(Records from a data collection)

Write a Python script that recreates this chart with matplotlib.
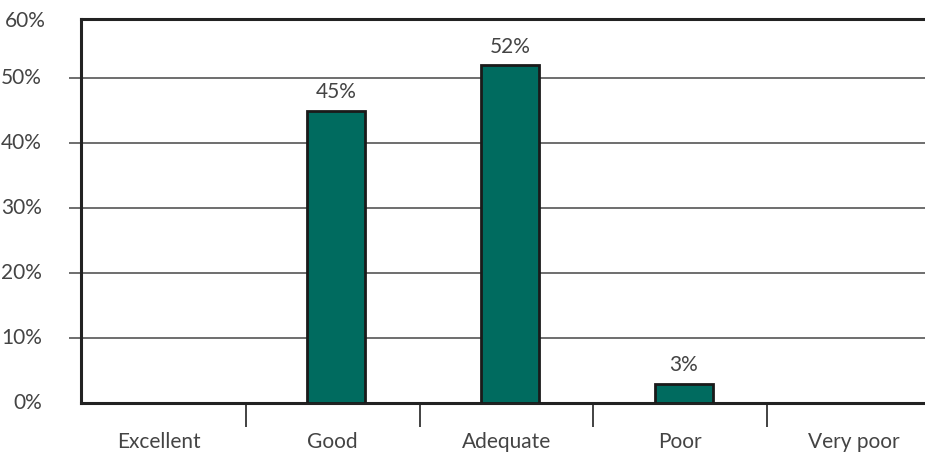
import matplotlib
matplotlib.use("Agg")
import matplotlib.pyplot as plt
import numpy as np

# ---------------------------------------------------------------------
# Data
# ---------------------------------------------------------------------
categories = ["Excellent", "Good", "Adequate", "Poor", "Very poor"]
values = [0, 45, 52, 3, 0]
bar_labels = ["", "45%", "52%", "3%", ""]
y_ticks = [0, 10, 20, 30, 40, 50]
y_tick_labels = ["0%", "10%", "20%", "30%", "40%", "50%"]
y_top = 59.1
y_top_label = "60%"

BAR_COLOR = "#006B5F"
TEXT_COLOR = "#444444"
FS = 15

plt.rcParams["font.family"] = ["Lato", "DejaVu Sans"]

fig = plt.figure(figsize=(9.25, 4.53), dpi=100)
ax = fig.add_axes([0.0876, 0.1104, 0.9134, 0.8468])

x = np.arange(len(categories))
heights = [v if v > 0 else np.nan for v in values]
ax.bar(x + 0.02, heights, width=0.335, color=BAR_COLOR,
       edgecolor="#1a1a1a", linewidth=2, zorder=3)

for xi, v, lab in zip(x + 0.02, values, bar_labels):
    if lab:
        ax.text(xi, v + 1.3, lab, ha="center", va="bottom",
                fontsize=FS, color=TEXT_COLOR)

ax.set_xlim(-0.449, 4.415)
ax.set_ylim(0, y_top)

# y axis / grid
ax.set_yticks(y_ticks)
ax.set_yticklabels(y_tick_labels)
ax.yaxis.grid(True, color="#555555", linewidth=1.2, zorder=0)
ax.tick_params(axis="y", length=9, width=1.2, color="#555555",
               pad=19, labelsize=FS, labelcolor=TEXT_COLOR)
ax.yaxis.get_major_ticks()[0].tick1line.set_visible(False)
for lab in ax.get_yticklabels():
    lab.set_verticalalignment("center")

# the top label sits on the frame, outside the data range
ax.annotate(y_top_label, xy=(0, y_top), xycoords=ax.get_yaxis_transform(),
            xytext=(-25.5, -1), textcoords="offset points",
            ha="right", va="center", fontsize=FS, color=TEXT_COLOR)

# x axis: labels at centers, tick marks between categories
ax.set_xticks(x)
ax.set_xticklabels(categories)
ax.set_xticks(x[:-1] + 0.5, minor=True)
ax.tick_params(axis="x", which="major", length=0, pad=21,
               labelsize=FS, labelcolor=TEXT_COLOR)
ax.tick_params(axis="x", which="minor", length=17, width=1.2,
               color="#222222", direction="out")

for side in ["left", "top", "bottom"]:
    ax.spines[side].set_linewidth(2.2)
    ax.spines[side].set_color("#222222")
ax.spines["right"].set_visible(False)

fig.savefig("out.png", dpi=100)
...
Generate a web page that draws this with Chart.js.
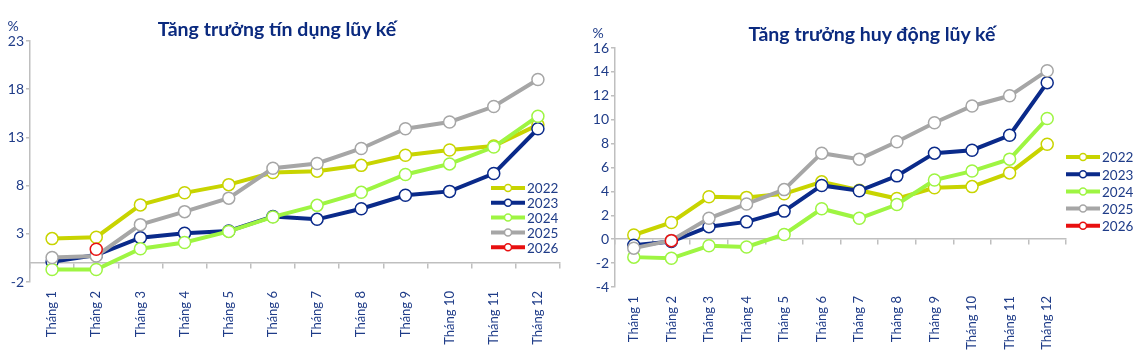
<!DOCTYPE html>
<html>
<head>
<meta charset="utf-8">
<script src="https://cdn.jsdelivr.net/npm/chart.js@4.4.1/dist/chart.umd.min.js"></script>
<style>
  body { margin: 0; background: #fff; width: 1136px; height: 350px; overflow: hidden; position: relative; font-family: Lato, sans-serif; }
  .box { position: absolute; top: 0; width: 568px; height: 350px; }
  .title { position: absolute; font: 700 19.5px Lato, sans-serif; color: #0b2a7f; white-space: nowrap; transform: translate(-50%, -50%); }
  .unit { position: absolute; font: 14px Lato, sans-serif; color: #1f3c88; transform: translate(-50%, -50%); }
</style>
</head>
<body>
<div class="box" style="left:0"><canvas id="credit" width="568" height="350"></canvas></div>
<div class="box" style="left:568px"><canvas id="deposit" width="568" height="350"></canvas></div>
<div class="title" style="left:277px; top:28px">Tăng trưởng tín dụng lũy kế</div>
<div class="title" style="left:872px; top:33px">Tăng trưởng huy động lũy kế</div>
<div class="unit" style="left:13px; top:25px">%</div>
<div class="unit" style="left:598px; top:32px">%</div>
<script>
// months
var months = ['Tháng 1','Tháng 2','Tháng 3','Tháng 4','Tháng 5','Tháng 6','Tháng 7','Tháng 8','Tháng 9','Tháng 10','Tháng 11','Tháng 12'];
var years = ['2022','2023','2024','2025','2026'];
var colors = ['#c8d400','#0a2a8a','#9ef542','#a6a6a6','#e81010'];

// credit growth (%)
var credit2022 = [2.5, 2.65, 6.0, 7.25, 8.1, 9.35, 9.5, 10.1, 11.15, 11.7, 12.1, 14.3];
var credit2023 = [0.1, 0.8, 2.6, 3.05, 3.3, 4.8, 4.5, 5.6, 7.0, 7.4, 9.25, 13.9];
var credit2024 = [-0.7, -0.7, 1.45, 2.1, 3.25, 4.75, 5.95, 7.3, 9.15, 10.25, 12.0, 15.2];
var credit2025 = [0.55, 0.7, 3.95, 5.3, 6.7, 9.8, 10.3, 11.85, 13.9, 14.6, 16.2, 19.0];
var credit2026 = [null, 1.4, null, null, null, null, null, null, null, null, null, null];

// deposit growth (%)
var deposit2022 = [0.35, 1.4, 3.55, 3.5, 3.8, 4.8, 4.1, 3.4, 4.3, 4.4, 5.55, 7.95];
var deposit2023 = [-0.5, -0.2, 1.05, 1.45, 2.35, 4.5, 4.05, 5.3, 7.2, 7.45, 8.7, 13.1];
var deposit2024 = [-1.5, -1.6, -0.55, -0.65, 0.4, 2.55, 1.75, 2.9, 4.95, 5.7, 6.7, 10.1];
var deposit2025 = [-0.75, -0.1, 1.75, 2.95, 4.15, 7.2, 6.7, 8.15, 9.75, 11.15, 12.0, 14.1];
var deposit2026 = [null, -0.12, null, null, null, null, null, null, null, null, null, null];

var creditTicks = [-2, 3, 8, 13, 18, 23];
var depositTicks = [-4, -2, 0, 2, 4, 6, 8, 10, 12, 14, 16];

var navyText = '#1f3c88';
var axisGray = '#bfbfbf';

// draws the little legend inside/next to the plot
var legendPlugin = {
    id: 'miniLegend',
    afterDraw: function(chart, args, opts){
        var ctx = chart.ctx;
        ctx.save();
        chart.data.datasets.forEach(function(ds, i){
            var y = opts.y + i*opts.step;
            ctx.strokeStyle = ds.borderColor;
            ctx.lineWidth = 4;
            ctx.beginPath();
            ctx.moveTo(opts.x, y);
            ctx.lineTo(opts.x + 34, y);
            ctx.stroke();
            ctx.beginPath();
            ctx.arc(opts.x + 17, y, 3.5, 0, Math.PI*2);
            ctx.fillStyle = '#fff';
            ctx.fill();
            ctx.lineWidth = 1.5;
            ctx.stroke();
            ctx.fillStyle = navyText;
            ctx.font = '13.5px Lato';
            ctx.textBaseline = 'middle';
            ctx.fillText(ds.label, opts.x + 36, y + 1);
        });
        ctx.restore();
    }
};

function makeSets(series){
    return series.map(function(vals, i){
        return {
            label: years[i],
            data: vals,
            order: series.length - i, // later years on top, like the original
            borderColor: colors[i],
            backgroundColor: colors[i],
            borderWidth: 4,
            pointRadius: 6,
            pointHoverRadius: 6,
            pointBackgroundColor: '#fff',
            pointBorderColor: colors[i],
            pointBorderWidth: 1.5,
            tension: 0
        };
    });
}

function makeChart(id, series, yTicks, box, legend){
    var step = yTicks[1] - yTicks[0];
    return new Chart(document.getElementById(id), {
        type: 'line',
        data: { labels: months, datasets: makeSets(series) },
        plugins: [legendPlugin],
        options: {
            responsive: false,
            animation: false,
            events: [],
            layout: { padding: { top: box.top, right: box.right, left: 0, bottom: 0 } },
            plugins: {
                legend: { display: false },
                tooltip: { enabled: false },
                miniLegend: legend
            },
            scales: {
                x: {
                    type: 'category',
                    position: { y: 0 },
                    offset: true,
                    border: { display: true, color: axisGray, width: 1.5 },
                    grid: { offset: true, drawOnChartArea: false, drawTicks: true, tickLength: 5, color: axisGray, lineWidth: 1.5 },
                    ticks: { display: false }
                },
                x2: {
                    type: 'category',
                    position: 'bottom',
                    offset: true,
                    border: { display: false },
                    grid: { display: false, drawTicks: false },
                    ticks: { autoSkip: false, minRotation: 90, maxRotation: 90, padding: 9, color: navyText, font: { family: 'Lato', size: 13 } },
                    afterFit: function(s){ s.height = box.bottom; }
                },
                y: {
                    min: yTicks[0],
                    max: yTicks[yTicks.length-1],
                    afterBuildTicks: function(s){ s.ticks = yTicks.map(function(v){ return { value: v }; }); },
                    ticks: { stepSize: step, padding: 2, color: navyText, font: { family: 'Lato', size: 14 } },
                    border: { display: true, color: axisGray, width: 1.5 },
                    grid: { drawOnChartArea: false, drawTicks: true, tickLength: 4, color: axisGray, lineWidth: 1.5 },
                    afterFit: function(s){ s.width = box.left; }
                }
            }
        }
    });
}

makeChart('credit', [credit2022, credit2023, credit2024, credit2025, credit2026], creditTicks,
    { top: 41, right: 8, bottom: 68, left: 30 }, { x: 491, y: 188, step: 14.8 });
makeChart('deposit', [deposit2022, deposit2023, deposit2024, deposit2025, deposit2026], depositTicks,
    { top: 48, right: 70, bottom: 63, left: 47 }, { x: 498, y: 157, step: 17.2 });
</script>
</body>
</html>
* * *
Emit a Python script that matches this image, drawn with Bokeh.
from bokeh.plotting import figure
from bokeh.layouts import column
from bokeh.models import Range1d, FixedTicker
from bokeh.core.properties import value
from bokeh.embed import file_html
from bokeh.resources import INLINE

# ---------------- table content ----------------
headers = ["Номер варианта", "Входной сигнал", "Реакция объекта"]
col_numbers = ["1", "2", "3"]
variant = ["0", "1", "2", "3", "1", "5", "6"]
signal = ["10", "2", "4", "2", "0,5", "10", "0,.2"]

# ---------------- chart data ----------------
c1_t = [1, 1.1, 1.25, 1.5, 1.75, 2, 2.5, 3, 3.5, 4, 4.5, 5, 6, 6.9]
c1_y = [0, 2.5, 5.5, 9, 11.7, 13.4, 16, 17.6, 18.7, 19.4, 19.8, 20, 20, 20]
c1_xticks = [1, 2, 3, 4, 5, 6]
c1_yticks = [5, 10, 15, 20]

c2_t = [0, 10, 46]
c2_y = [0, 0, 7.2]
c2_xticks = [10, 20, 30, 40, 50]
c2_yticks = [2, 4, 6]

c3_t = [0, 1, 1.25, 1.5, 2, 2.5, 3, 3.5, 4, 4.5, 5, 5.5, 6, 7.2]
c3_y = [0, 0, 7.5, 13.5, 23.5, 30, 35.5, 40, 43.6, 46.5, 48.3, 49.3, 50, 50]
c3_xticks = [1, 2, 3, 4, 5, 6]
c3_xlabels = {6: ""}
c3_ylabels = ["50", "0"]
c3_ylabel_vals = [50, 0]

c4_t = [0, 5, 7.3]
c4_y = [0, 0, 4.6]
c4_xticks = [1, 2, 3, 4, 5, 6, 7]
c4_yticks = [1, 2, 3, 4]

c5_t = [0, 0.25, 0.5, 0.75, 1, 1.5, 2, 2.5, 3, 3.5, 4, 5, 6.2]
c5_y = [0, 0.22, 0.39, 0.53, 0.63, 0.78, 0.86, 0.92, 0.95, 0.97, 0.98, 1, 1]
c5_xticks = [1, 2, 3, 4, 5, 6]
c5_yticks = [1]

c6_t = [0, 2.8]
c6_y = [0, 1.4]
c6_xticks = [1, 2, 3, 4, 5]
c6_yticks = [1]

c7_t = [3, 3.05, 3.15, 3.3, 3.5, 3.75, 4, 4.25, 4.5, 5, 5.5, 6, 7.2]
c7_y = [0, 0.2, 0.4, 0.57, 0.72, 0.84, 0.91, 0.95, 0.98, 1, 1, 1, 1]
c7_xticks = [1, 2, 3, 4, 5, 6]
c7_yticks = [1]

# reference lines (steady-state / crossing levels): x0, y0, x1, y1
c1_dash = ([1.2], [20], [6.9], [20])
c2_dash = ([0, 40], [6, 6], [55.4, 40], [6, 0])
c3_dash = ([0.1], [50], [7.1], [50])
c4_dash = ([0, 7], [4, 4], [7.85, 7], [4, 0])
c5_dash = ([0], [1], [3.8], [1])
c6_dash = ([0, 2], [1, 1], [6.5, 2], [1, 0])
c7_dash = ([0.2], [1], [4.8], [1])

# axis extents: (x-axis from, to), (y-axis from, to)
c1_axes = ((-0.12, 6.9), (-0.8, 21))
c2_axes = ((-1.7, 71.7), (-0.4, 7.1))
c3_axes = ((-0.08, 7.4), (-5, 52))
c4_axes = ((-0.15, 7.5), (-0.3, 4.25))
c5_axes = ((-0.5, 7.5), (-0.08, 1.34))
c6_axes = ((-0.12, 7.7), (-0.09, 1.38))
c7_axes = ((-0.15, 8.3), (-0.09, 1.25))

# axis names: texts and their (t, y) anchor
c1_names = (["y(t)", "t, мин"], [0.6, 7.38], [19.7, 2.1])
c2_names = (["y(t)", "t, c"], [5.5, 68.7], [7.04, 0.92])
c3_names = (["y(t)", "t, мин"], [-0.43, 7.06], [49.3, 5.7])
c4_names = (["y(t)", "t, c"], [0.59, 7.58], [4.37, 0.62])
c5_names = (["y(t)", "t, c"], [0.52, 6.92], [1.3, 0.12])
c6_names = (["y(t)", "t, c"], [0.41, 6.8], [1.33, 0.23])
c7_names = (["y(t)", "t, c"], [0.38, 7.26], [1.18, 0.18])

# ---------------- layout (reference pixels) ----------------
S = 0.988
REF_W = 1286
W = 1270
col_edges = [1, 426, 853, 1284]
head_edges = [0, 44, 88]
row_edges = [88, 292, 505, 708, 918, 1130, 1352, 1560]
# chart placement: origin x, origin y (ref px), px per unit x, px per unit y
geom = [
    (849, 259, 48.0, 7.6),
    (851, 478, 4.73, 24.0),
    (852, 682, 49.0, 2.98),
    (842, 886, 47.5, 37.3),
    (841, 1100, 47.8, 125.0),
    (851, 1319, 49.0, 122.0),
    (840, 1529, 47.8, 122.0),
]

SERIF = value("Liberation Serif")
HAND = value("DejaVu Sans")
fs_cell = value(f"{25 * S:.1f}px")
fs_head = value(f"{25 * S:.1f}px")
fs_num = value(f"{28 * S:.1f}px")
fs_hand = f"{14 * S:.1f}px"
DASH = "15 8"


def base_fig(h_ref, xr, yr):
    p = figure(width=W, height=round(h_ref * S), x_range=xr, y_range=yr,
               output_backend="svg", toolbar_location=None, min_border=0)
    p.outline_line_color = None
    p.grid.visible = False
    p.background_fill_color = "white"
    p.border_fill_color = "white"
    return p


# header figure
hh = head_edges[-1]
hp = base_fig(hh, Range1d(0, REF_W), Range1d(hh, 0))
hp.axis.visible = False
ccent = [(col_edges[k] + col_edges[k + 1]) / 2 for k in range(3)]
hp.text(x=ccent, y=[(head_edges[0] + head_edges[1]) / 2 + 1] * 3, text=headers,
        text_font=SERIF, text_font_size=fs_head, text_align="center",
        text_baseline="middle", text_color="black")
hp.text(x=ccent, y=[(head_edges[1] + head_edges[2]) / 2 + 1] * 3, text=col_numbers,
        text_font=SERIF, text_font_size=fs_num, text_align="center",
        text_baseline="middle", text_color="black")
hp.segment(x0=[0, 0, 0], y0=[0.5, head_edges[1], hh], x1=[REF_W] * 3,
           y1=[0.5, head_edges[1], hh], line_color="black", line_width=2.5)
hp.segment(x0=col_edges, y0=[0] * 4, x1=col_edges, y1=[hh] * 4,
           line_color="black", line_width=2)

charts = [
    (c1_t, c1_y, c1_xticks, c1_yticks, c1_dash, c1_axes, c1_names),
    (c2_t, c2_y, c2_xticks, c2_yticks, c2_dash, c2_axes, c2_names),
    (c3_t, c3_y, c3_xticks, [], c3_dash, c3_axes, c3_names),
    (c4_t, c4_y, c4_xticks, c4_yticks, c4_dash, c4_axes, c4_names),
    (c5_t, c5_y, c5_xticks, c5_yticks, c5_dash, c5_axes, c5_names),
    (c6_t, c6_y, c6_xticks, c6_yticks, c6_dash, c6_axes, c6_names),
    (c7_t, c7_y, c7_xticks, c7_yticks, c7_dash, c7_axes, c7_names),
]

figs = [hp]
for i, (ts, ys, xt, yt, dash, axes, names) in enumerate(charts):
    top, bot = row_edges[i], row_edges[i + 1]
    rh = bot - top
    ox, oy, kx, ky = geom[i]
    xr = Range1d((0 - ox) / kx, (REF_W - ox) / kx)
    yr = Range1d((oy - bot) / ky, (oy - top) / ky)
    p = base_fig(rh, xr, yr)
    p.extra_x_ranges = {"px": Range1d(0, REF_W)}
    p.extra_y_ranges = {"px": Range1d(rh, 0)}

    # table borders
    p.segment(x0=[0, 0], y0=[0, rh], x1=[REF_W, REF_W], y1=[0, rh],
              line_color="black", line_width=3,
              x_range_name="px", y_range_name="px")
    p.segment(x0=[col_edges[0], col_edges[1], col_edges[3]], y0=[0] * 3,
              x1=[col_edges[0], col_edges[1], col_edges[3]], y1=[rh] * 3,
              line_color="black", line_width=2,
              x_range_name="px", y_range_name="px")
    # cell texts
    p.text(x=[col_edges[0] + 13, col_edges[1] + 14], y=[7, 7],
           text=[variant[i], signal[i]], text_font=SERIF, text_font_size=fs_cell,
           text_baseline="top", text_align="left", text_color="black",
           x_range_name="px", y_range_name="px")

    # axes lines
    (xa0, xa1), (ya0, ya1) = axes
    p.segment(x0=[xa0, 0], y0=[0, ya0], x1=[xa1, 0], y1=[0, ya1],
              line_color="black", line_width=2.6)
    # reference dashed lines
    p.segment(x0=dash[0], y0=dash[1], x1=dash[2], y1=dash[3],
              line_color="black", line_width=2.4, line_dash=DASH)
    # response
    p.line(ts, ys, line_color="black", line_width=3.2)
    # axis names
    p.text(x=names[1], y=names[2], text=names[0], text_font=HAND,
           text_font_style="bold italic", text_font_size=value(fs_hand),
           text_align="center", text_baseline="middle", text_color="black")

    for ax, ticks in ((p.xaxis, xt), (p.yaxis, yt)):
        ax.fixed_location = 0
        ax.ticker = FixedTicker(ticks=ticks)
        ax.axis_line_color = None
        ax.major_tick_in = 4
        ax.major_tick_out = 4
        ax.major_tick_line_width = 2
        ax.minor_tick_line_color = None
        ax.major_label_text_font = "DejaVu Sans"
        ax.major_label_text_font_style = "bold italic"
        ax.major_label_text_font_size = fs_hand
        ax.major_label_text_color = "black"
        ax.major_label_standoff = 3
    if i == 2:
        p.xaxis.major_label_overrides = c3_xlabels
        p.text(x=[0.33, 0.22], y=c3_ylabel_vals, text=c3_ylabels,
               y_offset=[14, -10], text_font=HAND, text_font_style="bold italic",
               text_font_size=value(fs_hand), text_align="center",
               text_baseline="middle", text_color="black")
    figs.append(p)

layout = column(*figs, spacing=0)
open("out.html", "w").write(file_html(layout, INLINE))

## Requirements
Repeat only the lines from the one with "Write a Python" down to the one with "ax.set_ylim(0, y_top)", word for word and both included, and leave the pictures out.

## Exercise solution
Write a Python script that recreates this chart with matplotlib.
import matplotlib
matplotlib.use("Agg")
import matplotlib.pyplot as plt
import numpy as np

# ---------------------------------------------------------------------
# Data
# ---------------------------------------------------------------------
categories = ["Excellent", "Good", "Adequate", "Poor", "Very poor"]
values = [0, 45, 52, 3, 0]
bar_labels = ["", "45%", "52%", "3%", ""]
y_ticks = [0, 10, 20, 30, 40, 50]
y_tick_labels = ["0%", "10%", "20%", "30%", "40%", "50%"]
y_top = 59.1
y_top_label = "60%"

BAR_COLOR = "#006B5F"
TEXT_COLOR = "#444444"
FS = 15

plt.rcParams["font.family"] = ["Lato", "DejaVu Sans"]

fig = plt.figure(figsize=(9.25, 4.53), dpi=100)
ax = fig.add_axes([0.0876, 0.1104, 0.9134, 0.8468])

x = np.arange(len(categories))
heights = [v if v > 0 else np.nan for v in values]
ax.bar(x + 0.02, heights, width=0.335, color=BAR_COLOR,
       edgecolor="#1a1a1a", linewidth=2, zorder=3)

for xi, v, lab in zip(x + 0.02, values, bar_labels):
    if lab:
        ax.text(xi, v + 1.3, lab, ha="center", va="bottom",
                fontsize=FS, color=TEXT_COLOR)

ax.set_xlim(-0.449, 4.415)
ax.set_ylim(0, y_top)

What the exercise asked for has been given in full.